My biggest debt of gratitude is to the one person who is not here today in person, although I have no doubt that she is here with us. Linda was the love of my life. She had to be to marry me three times! In our almost 23 years we packed in a lifetime. We were told three years ago that Linda would not live 5 more years. The week of our wedding in 2008 we were told that she was in fact terminally ill. Linda insisted that we keep that to ourselves, so that our wedding would be about love, not illness. Our vows were special to us because we knew what our commitment was really going to mean. Linda faced this awful disease with grace. She said she used my dad, Mari, and Kay Smith as her role models.

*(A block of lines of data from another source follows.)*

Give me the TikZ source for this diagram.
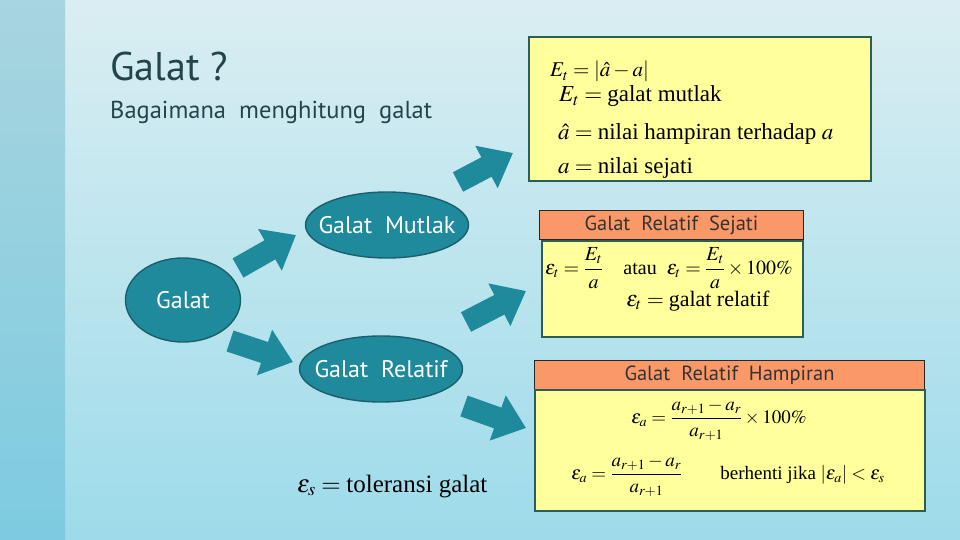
\documentclass[tikz,border=0pt]{standalone}
\usepackage{amsmath}
\usepackage{mathptmx}
\usepackage{fontspec}
\setmainfont{Liberation Serif}
\newfontfamily\slidefont{PT Sans}
\usepackage{tikz}
\usetikzlibrary{arrows.meta,shapes.geometric}
\definecolor{bgtop}{HTML}{DAEEF2}
\definecolor{bgbot}{HTML}{9DDBEA}
\definecolor{striptop}{HTML}{A8D5DF}
\definecolor{stripbot}{HTML}{7DCBE0}
\definecolor{tealc}{HTML}{1E8A9B}
\definecolor{ovalb}{HTML}{1A5F6A}
\definecolor{titlec}{HTML}{24444C}
\definecolor{yelf}{HTML}{FFFF9C}
\definecolor{orgf}{HTML}{FA9868}
\definecolor{boxb}{HTML}{2C5E56}
\definecolor{hdtxt}{HTML}{333333}
\tikzset{
  oval/.style={ellipse,draw=ovalb,line width=1.4pt,fill=tealc,text=white,font=\slidefont\fontsize{24}{27}\selectfont,inner ysep=0pt,inner xsep=-16pt},
  blk/.style={tealc,line width=22pt,-{Triangle[length=30pt,width=46pt]}},
  ybox/.style={draw=boxb,line width=1.8pt,fill=yelf,inner sep=0pt,anchor=north west},
  hbox/.style={draw=black!85,line width=1pt,fill=orgf,inner sep=0pt,anchor=north west,font=\slidefont\fontsize{20.5}{23}\selectfont,text=hdtxt},
  eq/.style={font=\fontsize{23}{27}\selectfont,inner sep=0pt}
}

\begin{document}
\begin{tikzpicture}[x=1pt,y=-1pt]
\useasboundingbox (0,0) rectangle (960,540);
\shade[top color=bgtop,bottom color=bgbot] (0,0) rectangle (960,540);
\shade[top color=striptop,bottom color=stripbot] (0,0) rectangle (65,540);
\node[anchor=base west,inner sep=0pt,text=titlec,font=\slidefont\fontsize{40}{44}\selectfont] (title) at (110,81) {Galat ?};
\node[anchor=base west,inner sep=0pt,text=titlec,font=\slidefont\fontsize{24.5}{28}\selectfont] (sub) at (110,119) {Bagaimana\ \ menghitung\ \ galat};

\node[oval,minimum width=115,minimum height=84] (galat) at (183,300) {Galat};
\node[oval,minimum width=163,minimum height=66] (mutlak) at (387,225) {Galat\ \ Mutlak};
\node[oval,minimum width=163,minimum height=66] (relatif) at (381,369) {Galat\ \ Relatif};

\coordinate (a1s) at (238,268); \coordinate (a1e) at (296,235);
\coordinate (a2s) at (230,341); \coordinate (a2e) at (293,362);
\coordinate (a3s) at (458,182); \coordinate (a3e) at (513,153);
\coordinate (a4s) at (466,322); \coordinate (a4e) at (526,291);
\coordinate (a5s) at (464,406); \coordinate (a5e) at (526,428);
\draw[blk] (a1s) -- (a1e);
\draw[blk] (a2s) -- (a2e);
\draw[blk] (a3s) -- (a3e);
\draw[blk] (a4s) -- (a4e);
\draw[blk] (a5s) -- (a5e);

\node[ybox,minimum width=342,minimum height=144] (mutbox) at (528,36) {};
\node[eq,anchor=base west,font=\fontsize{21}{25}\selectfont] (m1) at (550,77) {$E_t = \left|\hat{a} - a\right|$};
\node[eq,anchor=base west] (m2) at (559,102) {$E_t = \mbox{galat mutlak}$};
\node[eq,anchor=base west] (m3) at (558,140) {$\hat{a} = \mbox{nilai hampiran terhadap } a$};
\node[eq,anchor=base west] (m4) at (558,174) {$a = \mbox{nilai sejati}$};

\node[hbox,minimum width=264,minimum height=29] (sejhd) at (539,210) {Galat\ \ Relatif\ \ Sejati};
\node[ybox,minimum width=261,minimum height=96] (sejbox) at (541,240) {};
\node[eq,font=\fontsize{20}{24}\selectfont] (s1) at (669,268) {$\varepsilon_t = \dfrac{E_t}{a}$\quad atau\ \ $\varepsilon_t = \dfrac{E_t}{a}\times 100\%$};
\node[eq,font=\fontsize{22}{26}\selectfont,anchor=base] (s2) at (698,306) {$\varepsilon_t = \mbox{galat relatif}$};

\node[hbox,minimum width=390,minimum height=29] (hamhd) at (534,360) {Galat\ \ Relatif\ \ Hampiran};
\node[ybox,minimum width=390,minimum height=121] (hambox) at (534,389) {};
\node[eq,font=\fontsize{19}{23}\selectfont] (h1) at (719,420) {$\varepsilon_a = \dfrac{a_{r+1} - a_r}{a_{r+1}}\times 100\%$};
\node[eq,font=\fontsize{19}{23}\selectfont] (h2) at (728,476) {$\varepsilon_a = \dfrac{a_{r+1} - a_r}{a_{r+1}}$\qquad berhenti jika $\left|\varepsilon_a\right| < \varepsilon_s$};

\node[eq,font=\fontsize{25}{29}\selectfont,anchor=base west] (tol) at (297,492) {$\varepsilon_s = \mbox{toleransi galat}$};
\end{tikzpicture}
\end{document}
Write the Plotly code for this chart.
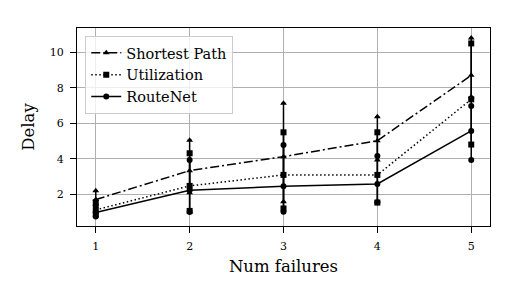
import plotly.graph_objects as go

failures = [1, 2, 3, 4, 5]

sp_mean = [1.70, 3.33, 4.12, 5.02, 8.70]
sp_low = [1.45, 2.09, 1.58, 3.93, 7.50]
sp_high = [2.20, 5.05, 7.13, 6.37, 10.80]

ut_mean = [1.12, 2.47, 3.09, 3.09, 7.35]
ut_low = [0.85, 1.06, 1.20, 1.53, 4.80]
ut_high = [1.55, 4.31, 5.49, 5.49, 10.50]

rn_mean = [0.97, 2.22, 2.45, 2.58, 5.57]
rn_low = [0.75, 1.00, 1.02, 1.55, 3.93]
rn_high = [1.35, 3.93, 4.78, 4.16, 6.97]

series = [
    ("Shortest Path", sp_mean, sp_low, sp_high, "9px,3px,2px,3px", "triangle-up"),
    ("Utilization", ut_mean, ut_low, ut_high, "1.5px,2.5px", "square"),
    ("RouteNet", rn_mean, rn_low, rn_high, "solid", "circle"),
]

FONT = "DejaVu Serif"
fig = go.Figure()
for name, mean, low, high, dash, sym in series:
    fig.add_trace(go.Scatter(
        x=failures, y=mean, name=name, mode="lines+markers",
        line=dict(color="black", width=1.5, dash=dash),
        marker=dict(symbol=sym, size=6, color="black"),
        error_y=dict(type="data", symmetric=False,
                     array=[h - m for h, m in zip(high, mean)],
                     arrayminus=[m - l for m, l in zip(mean, low)],
                     color="black", thickness=1.5, width=2),
    ))
    fig.add_trace(go.Scatter(
        x=failures + failures, y=low + high, mode="markers", showlegend=False,
        marker=dict(symbol=sym, size=6, color="black"), hoverinfo="skip",
    ))

fig.update_layout(
    width=521, height=300,
    margin=dict(l=77, r=31, t=28, b=74),
    paper_bgcolor="white", plot_bgcolor="white",
    font=dict(family=FONT, color="black", size=11),
    showlegend=True,
    legend=dict(x=0.02, y=0.96, xanchor="left", yanchor="top",
                bgcolor="rgba(255,255,255,0.8)", bordercolor="#cccccc", borderwidth=1,
                font=dict(family=FONT, size=14.5), tracegroupgap=0),
    xaxis=dict(range=[0.8, 5.2], tickvals=failures, ticktext=[str(v) for v in failures],
               showgrid=True, gridcolor="#b0b0b0", gridwidth=1,
               showline=True, linecolor="black", linewidth=1.2, mirror=True,
               ticks="outside", ticklen=6, tickcolor="black", zeroline=False,
               ticklabelstandoff=4,
               tickfont=dict(family=FONT, size=11),
               title=dict(text="Num failures", font=dict(family=FONT, size=16.5), standoff=8)),
    yaxis=dict(range=[0.21, 11.37], tickvals=[2, 4, 6, 8, 10],
               showgrid=True, gridcolor="#b0b0b0", gridwidth=1,
               showline=True, linecolor="black", linewidth=1.2, mirror=True,
               ticks="outside", ticklen=6, tickcolor="black", zeroline=False,
               ticklabelstandoff=4,
               tickfont=dict(family=FONT, size=11),
               title=dict(text="Delay", font=dict(family=FONT, size=16.5), standoff=10)),
)
fig.write_html("out.html")
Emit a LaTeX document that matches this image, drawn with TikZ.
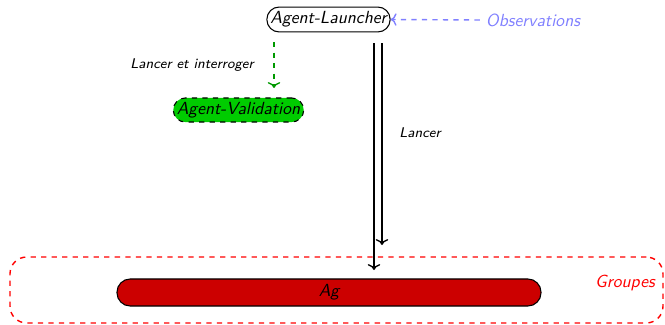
\documentclass[tikz,border=0pt]{standalone}
\usetikzlibrary{arrows.meta}
\begin{document}
\begin{tikzpicture}[x=0.57pt,y=-0.57pt,
  every node/.style={font=\sffamily\itshape},
  agentbox/.style={draw=black,semithick,rounded corners=7pt,inner sep=2pt,minimum height=14.2pt},
  lbl/.style={font=\sffamily\itshape\footnotesize},
  conn/.style={->,thick}]
\useasboundingbox (0,0) rectangle (665,325);
\node[draw=red,dashed,thick,rounded corners=9.5pt,minimum width=372.2pt,minimum height=37.6pt] (grp) at (336.5,290) {};
\node[text=red] (grplbl) at (625,283) {Groupes};
\node[agentbox,fill=red!80!black,minimum width=241.7pt,minimum height=15.4pt,rounded corners=7.5pt] (ag) at (329,292.5) {Ag};
\node[agentbox] (launcher) at (328.5,19.5) {Agent-Launcher};
\node[text=blue!50] (obs) at (533,20) {Observations};
\node[agentbox,dashed,fill=green!80!black,minimum height=13.7pt,rounded corners=6.8pt] (valid) at (238.5,110) {Agent-Validation};
\node[lbl] (lbl1) at (192,65) {Lancer et interroger};
\node[lbl] (lbl2) at (420,133) {Lancer};
\coordinate (g1) at (274,42);
\coordinate (g2) at (274,88);
\coordinate (a1s) at (374,43);
\coordinate (a1e) at (374,270);
\coordinate (a2s) at (382,43);
\coordinate (a2e) at (382,245);
\draw[conn,dashed,blue!50] (obs.west) -- (launcher.east);
\draw[conn,dashed,green!60!black] (g1) -- (g2);
\draw[conn] (a1s) -- (a1e);
\draw[conn] (a2s) -- (a2e);
\end{tikzpicture}
\end{document}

We worked to see our last 12 years as a gift to use well rather than becoming bitter. That’s not always easy, but Linda worked at it. She wanted to live until she just stopped, which is pretty much what she did. Linda hiked with oxygen. She walked pushing her wheelchair. She worked and went home to use oxygen, then went back to work the next shift. She drove her beloved Spyder with her oxygen in the front and Chloe and Kerry on the back, mostly to prove to all of us that she still could- and sometimes just to get a reaction out of me. In our last week together, we had a moment when she had a crisis at about 1am. All of us at the house were finally heading to bed, and Linda was in a deep sleep. I was not sure I would ever talk to her again. The nurse sent us to bed to get some rest. Linda went into crisis and could not breathe. We scooped her up, and I held her for an hour or so as we waited for more meds to work. In that time she came to, and looked at me eye to eye. Her Peter pan smile came back, and she said “you know, I’ve always loved you, and I always will.” That was my gift- Linda was able to say goodbye, on her terms. I was lucky to have been married to her, and we completed our circle together, surrounded by friends and family. I am grateful for that, and for your support today.